Néanmoins, le fondateur de la psychodynamique du travail ne voit pas cette souffrance comme une fin ; c’est bien parce que le travailleur souffre que son « intelligence » émerge. De fait, il sera obligé d’inventer  des dispositifs d’adaptation pour résister aux imprévus et c’est dans cette créativité que réside le génie du travailleur.
Postulant une « centralité » du travail, à savoir l’idée selon laquelle se joue dans le travail notre subjectivité entière, le philosophe y voit un possible médiateur d’accomplissement personnel. Ainsi, la souffrance au travail est inévitable mais ce qui n’est pas joué d’avance c’est le destin de cette souffrance.

Souffrir : une nouvelle finalité du travail

L’apparition du suicide sur le lieu de travail serait liée à l’apparition d’un « tournant gestionnaire » à la fin du XXème siècle qui aurait bouleversé l’organisation du travail.
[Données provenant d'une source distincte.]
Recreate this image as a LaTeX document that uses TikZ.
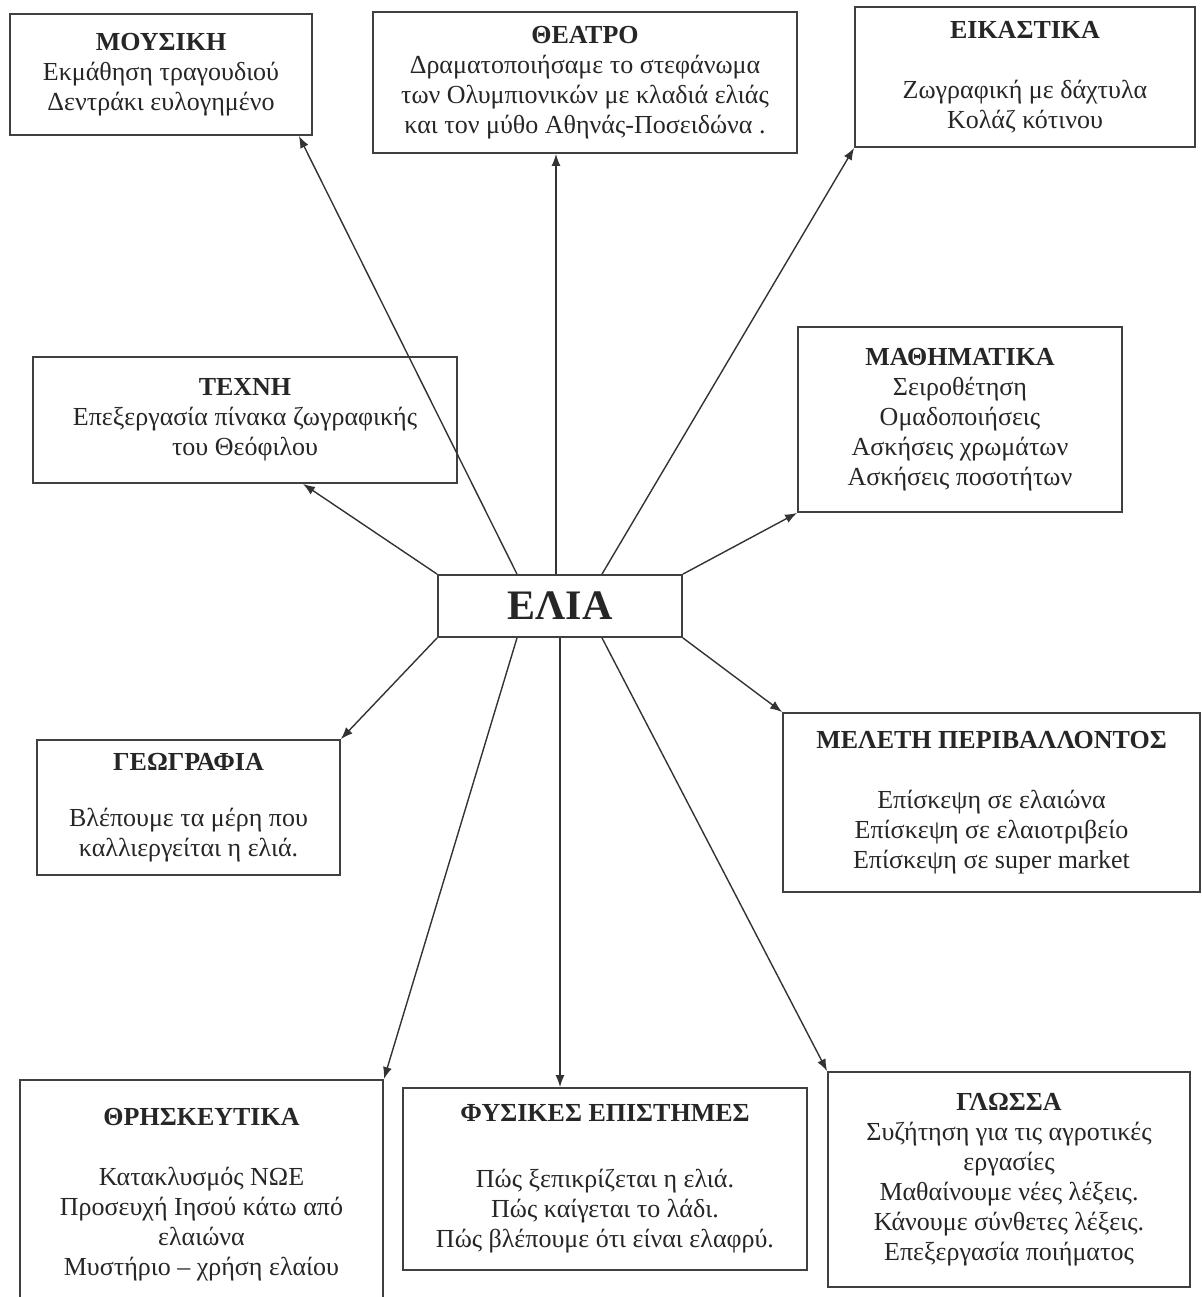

Jusqu’alors pensée par des gens du métiers, elle est désormais produite par des PDG qui ne connaissent rien du travail des personnes qu’ils dirigent. Or, ne rien savoir et ne rien vouloir savoir d’elles n’est rien d’autre qu’une méthode de domination. De plus, la mise en place de nouvelles formes d’organisations du travail basées sur la collecte quantitative des performances individuelles  détériorent la santé mentale des travailleurs. Néanmoins, regarder l’atteinte d’un niveau inédit de souffrance comme le fruit d’un ensemble de choix politiques est la condition sine qua none pour penser sa contingence.